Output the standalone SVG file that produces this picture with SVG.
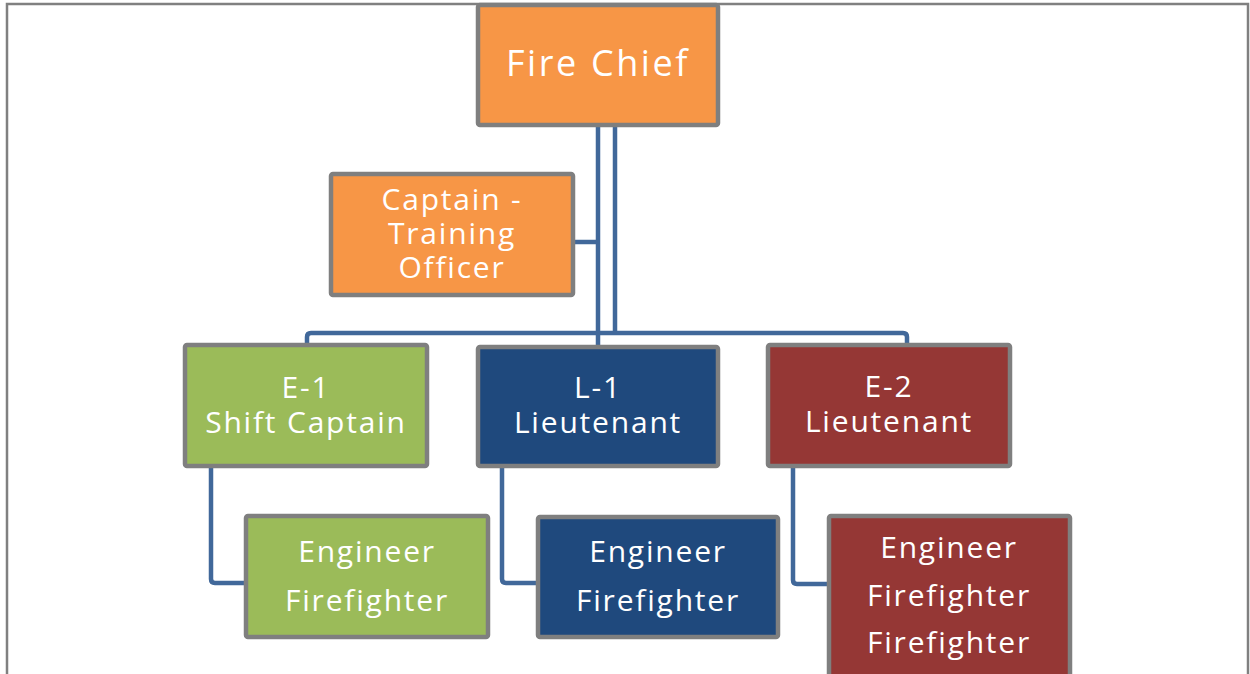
<svg xmlns="http://www.w3.org/2000/svg" width="1250" height="674" viewBox="0 0 1250 674">
<style>
.box{stroke:#7f7f7f;stroke-width:4.5;stroke-linejoin:round}
.or{fill:#f79646}.gr{fill:#9bbb59}.bl{fill:#1f497d}.rd{fill:#953735}
.t{font-family:"Open Sans","Liberation Sans",sans-serif;font-size:30px;letter-spacing:1.8px;fill:#ffffff;text-anchor:middle}
.big{font-size:36px;letter-spacing:2.6px}
.c{fill:none;stroke:#41689a;stroke-width:4.5;stroke-linejoin:round}
</style>
<rect x="0" y="0" width="1250" height="674" fill="#ffffff"/>
<rect x="7" y="4" width="1241" height="700" fill="#ffffff" stroke="#808080" stroke-width="2.5"/>
<g id="connectors">
<path class="c" d="M598,127 V347"/>
<path class="c" d="M575,242 H598"/>
<path class="c" d="M615,127 V333"/>
<path class="c" d="M307,347 V337 Q307,333 311,333 H903 Q907,333 907,337 V347"/>
<path class="c" d="M211,468 V579 Q211,583 215,583 H246"/>
<path class="c" d="M502,468 V579 Q502,583 506,583 H538"/>
<path class="c" d="M793,468 V580 Q793,584 797,584 H829"/>
</g>
<g id="fire-chief">
<rect class="box or" x="478" y="5" width="240" height="120" rx="2"/>
<text class="t big" x="598" y="76">Fire Chief</text>
</g>
<g id="captain-training">
<rect class="box or" x="331" y="174" width="242" height="121" rx="2"/>
<text class="t" x="452" y="210">Captain -</text>
<text class="t" x="452" y="244">Training</text>
<text class="t" x="452" y="278">Officer</text>
</g>
<g id="e1">
<rect class="box gr" x="185" y="345" width="242" height="121" rx="2"/>
<text class="t" x="306" y="398">E-1</text>
<text class="t" x="306" y="433">Shift Captain</text>
</g>
<g id="l1">
<rect class="box bl" x="478" y="347" width="240" height="119" rx="2"/>
<text class="t" x="598" y="398">L-1</text>
<text class="t" x="598" y="433">Lieutenant</text>
</g>
<g id="e2">
<rect class="box rd" x="768" y="345" width="242" height="121" rx="2"/>
<text class="t" x="889" y="397">E-2</text>
<text class="t" x="889" y="432">Lieutenant</text>
</g>
<g id="e1-crew">
<rect class="box gr" x="246" y="516" width="242" height="121" rx="2"/>
<text class="t" x="367" y="562">Engineer</text>
<text class="t" x="367" y="611">Firefighter</text>
</g>
<g id="l1-crew">
<rect class="box bl" x="538" y="517" width="240" height="120" rx="2"/>
<text class="t" x="658" y="562">Engineer</text>
<text class="t" x="658" y="611">Firefighter</text>
</g>
<g id="e2-crew">
<rect class="box rd" x="829" y="516" width="241" height="180" rx="2"/>
<text class="t" x="949" y="558">Engineer</text>
<text class="t" x="949" y="606">Firefighter</text>
<text class="t" x="949" y="653">Firefighter</text>
</g>
</svg>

• • • • • • •

**Aim of the task**:
Leave out the pictures and copy the rest of the material above exactly.

**Correct output**:
Output the standalone SVG file that produces this picture with SVG.
<svg xmlns="http://www.w3.org/2000/svg" width="1250" height="674" viewBox="0 0 1250 674">
<style>
.box{stroke:#7f7f7f;stroke-width:4.5;stroke-linejoin:round}
.or{fill:#f79646}.gr{fill:#9bbb59}.bl{fill:#1f497d}.rd{fill:#953735}
.t{font-family:"Open Sans","Liberation Sans",sans-serif;font-size:30px;letter-spacing:1.8px;fill:#ffffff;text-anchor:middle}
.big{font-size:36px;letter-spacing:2.6px}
.c{fill:none;stroke:#41689a;stroke-width:4.5;stroke-linejoin:round}
</style>
<rect x="0" y="0" width="1250" height="674" fill="#ffffff"/>
<rect x="7" y="4" width="1241" height="700" fill="#ffffff" stroke="#808080" stroke-width="2.5"/>
<g id="connectors">
<path class="c" d="M598,127 V347"/>
<path class="c" d="M575,242 H598"/>
<path class="c" d="M615,127 V333"/>
<path class="c" d="M307,347 V337 Q307,333 311,333 H903 Q907,333 907,337 V347"/>
<path class="c" d="M211,468 V579 Q211,583 215,583 H246"/>
<path class="c" d="M502,468 V579 Q502,583 506,583 H538"/>
<path class="c" d="M793,468 V580 Q793,584 797,584 H829"/>
</g>
<g id="fire-chief">
<rect class="box or" x="478" y="5" width="240" height="120" rx="2"/>
<text class="t big" x="598" y="76">Fire Chief</text>
</g>
<g id="captain-training">
<rect class="box or" x="331" y="174" width="242" height="121" rx="2"/>
<text class="t" x="452" y="210">Captain -</text>
<text class="t" x="452" y="244">Training</text>
<text class="t" x="452" y="278">Officer</text>
</g>
<g id="e1">
<rect class="box gr" x="185" y="345" width="242" height="121" rx="2"/>
<text class="t" x="306" y="398">E-1</text>
<text class="t" x="306" y="433">Shift Captain</text>
</g>
<g id="l1">
<rect class="box bl" x="478" y="347" width="240" height="119" rx="2"/>
<text class="t" x="598" y="398">L-1</text>
<text class="t" x="598" y="433">Lieutenant</text>
</g>
<g id="e2">
<rect class="box rd" x="768" y="345" width="242" height="121" rx="2"/>
<text class="t" x="889" y="397">E-2</text>
<text class="t" x="889" y="432">Lieutenant</text>
</g>
<g id="e1-crew">
<rect class="box gr" x="246" y="516" width="242" height="121" rx="2"/>
<text class="t" x="367" y="562">Engineer</text>
<text class="t" x="367" y="611">Firefighter</text>
</g>
<g id="l1-crew">
<rect class="box bl" x="538" y="517" width="240" height="120" rx="2"/>
<text class="t" x="658" y="562">Engineer</text>
<text class="t" x="658" y="611">Firefighter</text>
</g>
<g id="e2-crew">
<rect class="box rd" x="829" y="516" width="241" height="180" rx="2"/>
<text class="t" x="949" y="558">Engineer</text>
<text class="t" x="949" y="606">Firefighter</text>
<text class="t" x="949" y="653">Firefighter</text>
</g>
</svg>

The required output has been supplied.